The problem:
Restate word for word the lines of the data below, from the first through the one that has "import * as d3 from 'd3';".
_ _ _ _ _ _ _
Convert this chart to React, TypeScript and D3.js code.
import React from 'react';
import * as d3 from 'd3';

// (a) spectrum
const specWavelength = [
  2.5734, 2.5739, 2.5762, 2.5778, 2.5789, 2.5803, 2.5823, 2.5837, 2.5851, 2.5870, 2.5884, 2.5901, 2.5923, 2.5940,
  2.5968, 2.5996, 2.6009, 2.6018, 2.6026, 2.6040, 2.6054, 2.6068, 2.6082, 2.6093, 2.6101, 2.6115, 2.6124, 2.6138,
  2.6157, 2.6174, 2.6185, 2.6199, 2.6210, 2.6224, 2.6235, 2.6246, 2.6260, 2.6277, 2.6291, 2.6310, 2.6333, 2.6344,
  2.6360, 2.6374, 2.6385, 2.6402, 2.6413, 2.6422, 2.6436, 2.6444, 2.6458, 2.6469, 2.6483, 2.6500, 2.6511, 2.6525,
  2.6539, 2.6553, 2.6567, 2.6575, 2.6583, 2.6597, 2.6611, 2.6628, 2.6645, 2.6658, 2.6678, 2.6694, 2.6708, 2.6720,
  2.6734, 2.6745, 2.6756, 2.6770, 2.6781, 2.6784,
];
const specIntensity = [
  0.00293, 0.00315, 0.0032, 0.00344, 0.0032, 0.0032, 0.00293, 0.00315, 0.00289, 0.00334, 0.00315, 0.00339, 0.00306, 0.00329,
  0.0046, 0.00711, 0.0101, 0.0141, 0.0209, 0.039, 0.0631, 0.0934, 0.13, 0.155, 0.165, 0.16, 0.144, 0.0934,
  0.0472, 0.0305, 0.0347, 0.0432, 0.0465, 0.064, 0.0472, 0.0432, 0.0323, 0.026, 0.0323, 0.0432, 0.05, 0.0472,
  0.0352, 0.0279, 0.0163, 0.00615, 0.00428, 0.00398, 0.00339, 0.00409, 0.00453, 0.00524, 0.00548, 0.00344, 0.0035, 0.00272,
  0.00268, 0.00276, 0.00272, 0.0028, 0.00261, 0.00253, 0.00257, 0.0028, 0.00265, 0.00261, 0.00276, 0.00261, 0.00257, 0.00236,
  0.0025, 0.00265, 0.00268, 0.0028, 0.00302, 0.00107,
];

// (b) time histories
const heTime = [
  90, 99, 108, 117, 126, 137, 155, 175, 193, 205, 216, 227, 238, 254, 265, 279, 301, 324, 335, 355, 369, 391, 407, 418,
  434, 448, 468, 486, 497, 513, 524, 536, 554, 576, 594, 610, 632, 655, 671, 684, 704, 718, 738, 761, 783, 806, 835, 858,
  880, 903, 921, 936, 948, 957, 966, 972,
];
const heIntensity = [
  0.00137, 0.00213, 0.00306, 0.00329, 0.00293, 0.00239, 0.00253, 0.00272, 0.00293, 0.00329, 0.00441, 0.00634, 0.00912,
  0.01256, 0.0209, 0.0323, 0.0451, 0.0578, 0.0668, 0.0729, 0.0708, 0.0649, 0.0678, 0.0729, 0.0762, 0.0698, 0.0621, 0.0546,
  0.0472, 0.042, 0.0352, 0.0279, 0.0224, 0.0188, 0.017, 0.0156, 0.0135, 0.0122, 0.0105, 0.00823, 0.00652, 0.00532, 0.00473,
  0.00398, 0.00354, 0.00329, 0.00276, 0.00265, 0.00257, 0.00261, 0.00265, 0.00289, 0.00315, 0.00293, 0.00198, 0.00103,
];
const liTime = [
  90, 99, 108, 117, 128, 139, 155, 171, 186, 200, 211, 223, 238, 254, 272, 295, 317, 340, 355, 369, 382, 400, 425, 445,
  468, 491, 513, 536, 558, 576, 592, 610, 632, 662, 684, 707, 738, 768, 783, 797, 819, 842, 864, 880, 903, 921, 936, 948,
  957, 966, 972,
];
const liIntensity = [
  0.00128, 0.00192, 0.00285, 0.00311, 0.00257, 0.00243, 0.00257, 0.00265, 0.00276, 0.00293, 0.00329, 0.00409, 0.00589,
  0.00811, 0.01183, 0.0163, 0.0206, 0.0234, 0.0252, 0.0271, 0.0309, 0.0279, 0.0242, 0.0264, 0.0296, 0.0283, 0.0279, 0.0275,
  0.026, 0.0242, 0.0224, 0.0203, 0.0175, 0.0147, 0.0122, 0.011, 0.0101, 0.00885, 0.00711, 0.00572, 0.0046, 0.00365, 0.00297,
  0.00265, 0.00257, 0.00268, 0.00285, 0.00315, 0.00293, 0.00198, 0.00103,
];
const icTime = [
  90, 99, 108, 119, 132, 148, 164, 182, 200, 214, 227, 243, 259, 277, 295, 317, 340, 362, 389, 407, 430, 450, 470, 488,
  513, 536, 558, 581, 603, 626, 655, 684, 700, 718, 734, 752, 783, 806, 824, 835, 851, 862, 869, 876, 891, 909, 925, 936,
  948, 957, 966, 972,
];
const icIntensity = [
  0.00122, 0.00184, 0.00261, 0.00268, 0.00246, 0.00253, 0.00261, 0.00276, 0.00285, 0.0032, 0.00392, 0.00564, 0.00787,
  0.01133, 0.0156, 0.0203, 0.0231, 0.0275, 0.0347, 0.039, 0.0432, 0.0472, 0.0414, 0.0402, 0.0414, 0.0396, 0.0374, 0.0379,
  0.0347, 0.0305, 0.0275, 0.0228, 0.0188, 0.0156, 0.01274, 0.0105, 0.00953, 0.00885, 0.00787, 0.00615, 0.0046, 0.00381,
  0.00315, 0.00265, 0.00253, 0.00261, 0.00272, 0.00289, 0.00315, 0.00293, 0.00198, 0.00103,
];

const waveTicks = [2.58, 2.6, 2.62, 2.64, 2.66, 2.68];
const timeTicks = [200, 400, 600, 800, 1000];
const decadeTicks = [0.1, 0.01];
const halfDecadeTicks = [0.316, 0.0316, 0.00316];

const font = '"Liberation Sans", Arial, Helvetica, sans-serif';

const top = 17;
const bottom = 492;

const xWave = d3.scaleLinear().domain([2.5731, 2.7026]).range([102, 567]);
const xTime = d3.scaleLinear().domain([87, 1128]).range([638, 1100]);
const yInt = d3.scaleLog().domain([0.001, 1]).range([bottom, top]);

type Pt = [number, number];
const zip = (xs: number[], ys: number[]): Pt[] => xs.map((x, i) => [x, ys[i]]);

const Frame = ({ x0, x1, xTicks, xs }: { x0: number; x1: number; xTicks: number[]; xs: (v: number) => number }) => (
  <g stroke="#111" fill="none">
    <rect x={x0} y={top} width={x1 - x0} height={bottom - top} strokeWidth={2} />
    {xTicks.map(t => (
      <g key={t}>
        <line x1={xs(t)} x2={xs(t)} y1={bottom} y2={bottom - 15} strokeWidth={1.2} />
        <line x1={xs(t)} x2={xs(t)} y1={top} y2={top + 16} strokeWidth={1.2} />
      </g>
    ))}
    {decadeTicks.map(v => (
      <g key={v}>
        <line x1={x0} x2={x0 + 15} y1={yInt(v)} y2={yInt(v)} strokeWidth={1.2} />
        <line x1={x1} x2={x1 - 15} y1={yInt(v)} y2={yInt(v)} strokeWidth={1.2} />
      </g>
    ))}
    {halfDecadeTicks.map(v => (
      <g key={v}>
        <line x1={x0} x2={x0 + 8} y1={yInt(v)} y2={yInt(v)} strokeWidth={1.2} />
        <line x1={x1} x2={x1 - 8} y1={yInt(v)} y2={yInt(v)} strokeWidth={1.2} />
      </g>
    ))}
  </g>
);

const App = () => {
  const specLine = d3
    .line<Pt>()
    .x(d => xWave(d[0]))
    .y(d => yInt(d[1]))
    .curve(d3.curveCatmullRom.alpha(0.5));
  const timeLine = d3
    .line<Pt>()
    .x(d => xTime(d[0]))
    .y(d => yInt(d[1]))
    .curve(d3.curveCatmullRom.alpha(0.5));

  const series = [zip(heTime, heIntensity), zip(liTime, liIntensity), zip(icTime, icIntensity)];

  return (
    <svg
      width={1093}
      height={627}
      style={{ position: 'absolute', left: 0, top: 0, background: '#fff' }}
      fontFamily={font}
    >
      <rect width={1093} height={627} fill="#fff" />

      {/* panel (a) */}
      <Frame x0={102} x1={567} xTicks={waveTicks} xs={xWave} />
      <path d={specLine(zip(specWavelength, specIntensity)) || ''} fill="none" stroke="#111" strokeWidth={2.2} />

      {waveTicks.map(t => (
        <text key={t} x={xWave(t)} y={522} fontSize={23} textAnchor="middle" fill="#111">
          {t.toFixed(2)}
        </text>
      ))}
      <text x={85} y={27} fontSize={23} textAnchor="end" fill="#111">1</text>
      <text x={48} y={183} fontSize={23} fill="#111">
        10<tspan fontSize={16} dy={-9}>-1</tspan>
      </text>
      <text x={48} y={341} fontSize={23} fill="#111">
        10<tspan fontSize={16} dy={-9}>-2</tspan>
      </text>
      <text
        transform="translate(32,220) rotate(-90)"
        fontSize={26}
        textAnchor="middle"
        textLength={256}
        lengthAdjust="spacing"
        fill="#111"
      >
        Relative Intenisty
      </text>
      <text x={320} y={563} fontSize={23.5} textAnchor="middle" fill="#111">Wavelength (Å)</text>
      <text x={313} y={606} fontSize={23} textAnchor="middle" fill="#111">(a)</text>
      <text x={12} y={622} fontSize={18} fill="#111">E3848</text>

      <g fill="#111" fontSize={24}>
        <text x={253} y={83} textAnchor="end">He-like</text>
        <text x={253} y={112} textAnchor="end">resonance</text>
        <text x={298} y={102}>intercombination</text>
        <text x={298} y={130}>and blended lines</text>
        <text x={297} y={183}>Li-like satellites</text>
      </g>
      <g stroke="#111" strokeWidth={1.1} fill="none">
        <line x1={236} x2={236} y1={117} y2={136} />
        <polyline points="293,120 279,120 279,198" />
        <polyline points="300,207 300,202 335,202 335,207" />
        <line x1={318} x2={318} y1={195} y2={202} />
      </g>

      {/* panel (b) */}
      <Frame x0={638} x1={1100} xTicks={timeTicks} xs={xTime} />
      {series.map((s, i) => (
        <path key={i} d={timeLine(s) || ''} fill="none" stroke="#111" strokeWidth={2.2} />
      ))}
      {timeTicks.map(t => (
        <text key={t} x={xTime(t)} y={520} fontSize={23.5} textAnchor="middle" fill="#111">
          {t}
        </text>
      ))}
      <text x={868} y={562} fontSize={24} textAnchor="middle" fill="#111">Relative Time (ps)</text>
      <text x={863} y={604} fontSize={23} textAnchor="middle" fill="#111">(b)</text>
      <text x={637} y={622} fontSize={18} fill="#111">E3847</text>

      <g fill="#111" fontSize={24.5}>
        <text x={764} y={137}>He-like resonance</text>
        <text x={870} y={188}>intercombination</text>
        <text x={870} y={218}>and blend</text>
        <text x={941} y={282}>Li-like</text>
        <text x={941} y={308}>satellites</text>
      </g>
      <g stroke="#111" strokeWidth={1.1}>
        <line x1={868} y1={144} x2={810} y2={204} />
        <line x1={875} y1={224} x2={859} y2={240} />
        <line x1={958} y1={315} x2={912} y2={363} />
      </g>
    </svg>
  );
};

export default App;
_ _ _ _ _ _ _
Answer:
Convert this chart to React, TypeScript and D3.js code.
import React from 'react';
import * as d3 from 'd3';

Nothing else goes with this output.